« Mieux la traque, et non le lièvre ». Dans le dernier roman de Jacques Jouet, la chasse, la course, valent plus que leur propre but, à savoir la prise ou le point d’arrivée ; le titre lui-même, Mon bel autocar, est en roue libre. Une incitation au mouvement pour le mouvement qui place Blaise Pascal dans les parages de ce court récit au rythme enlevé. L’histoire ? Un libre voyageur (précisons l’écrivain, « jouet » de lui-même mettant à distance son rôle trop convenu de narrateur) s’embarque dans un long périple en car à travers la France. Motif : aux questions « qui suivre », « que peut-on inventer d’un homme aujourd’hui » (question posée en boucle dans un autre de ses romans, Sauvage, consacré à Gauguin), « à quoi faire rêver mes personnages » ou « comment tirer une leçon de leur existence de papier », Jouet trouve une réponse en forme de place, ni trop au fond, ni trop près, mais toujours à vue d’œil de son personnage, Basile, le conducteur à la routine bien rôdée, quasi muet depuis un étrange incident survenu à Paris. « Basile », miroir inversé de « Blaise » (Pascal), toujours dans les parages. La mécanique des gestes de Basile, finement observés, cache pourtant quelque chose. Une autre mécanique, une économie du désir, une carte du Tendre se laisse peut-être décrypter, destinée à Odile, la femme du conducteur, installée à l’arrière du car.

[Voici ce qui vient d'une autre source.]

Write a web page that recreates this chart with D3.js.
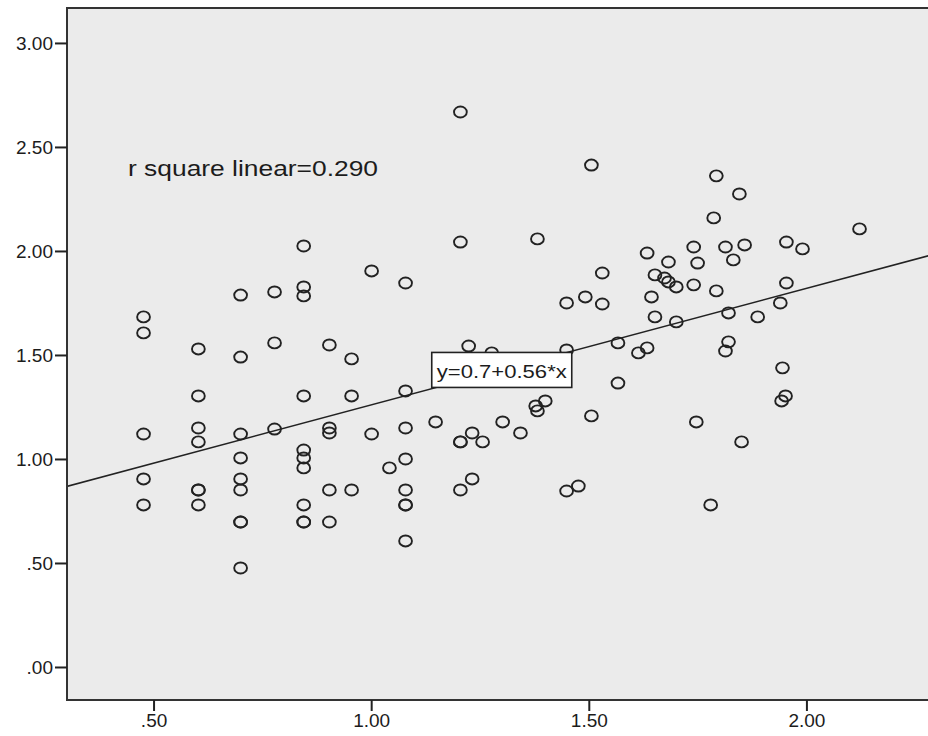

L’originalité de ce livre conçu comme une « recherche de la fiction » est alors de ne pas s’enfermer dans le récit d’un amour sur sa fin, d’être à l’image du bel autocar « qui désenclave les lieux de la République », de se jouer des perspectives offertes à la fuite des sentiments qui s’y trame. On serait donc tenté d’exposer les destins croisés que ce huis clos sur roues met en place : lassitude d’un couple, rencontre de Corinne avec un autre voyageur, sorte de Blaise Cendrars débordant d’énigmes qui engage le récit vers un ton plus « polar », et enfin résolution tragique des conflits. Pourtant, tout se passe ailleurs, car « il n’est pas de littérature qui soit tragique. Seul l’amour l’est indubitablement. La littérature est chose futile », lance abruptement le narrateur. On comprend alors que Jouet ne déploie autant de lignes de vie (l’enfance d’Odile, l’imaginaire du voyage, les corps trahis par leurs gestes) et de fuite (la vitesse, les ruptures d’horizons, les destinations) que pour tenter de dire son amour à sa propre femme, lui qui « doit tout à ses extrêmes » et qui a pris ce « bel autocar » pour mieux saisir ce qu’il lui doit. Et d’affirmer : « Tout voyage est un livre possible », ou encore : « Mon livre est un autocar que j’ai promené le long d’un chemin ».

C’est aussi une errance dans d’autres livres, dont on sent bien qu’ils l’ont interpellé au point qu’il les fait rimer avec ses propres personnages, en maître artisan d’une langue où tout peut se sécréter. Blaise Pascal et Basile bien sûr (on apprend à ce titre que le premier a un jour conçu un projet d’omnibus parisien), mais aussi une relecture en chassé-croisé des Contes de Perrault. Dans Annette et l’Etna, autre livre de Jouet qui propose deux sens de lecture possibles, Jules Verne et la chanson populaire française étaient convoqués. A chaque fois, le dispositif surprend, on est loin de toute mise en abyme douteuse. Parfois difficile à suivre, c’est une prise de risque motivée chez lui par le désir de toujours « tirer une leçon de » (de son propre amour, de sa posture d’écrivain, quitte à avouer s’être « consumé » dans ses personnages, de sa manière de lire les autres). L’ombre de Queneau plane sur ce roman, et l’on ne s’étonnera pas d’apprendre, si on l’ignorait, que Jouet est un membre prolifique de l’OULIPO depuis 20 ans (l’OUvroir de LIttérature POtentielle, créé par Queneau et Pérec) et qu’il a consacré un essai à l’auteur de Zazie. Programmation et / ou hasards (comme dans Le Chiendent de Queneau), fascination pour les paysages périurbains (Loin de Rueil) et les non-lieux des autoroutes (où se fonde son roman La République de Mek-Ouyes, autour d’un chauffeur routier), ruptures du rythme, furieuses recherches étymologiques et, même, deux schémas dessinés… Une littérature « à contraintes » que Jouet décrit ainsi : un auteur oulipien, c’est « un rat qui construit lui-même le labyrinthe dont il se propose de sortir ». Et des textes à lire face aux vies que l’on croise passivement en car ou en métro.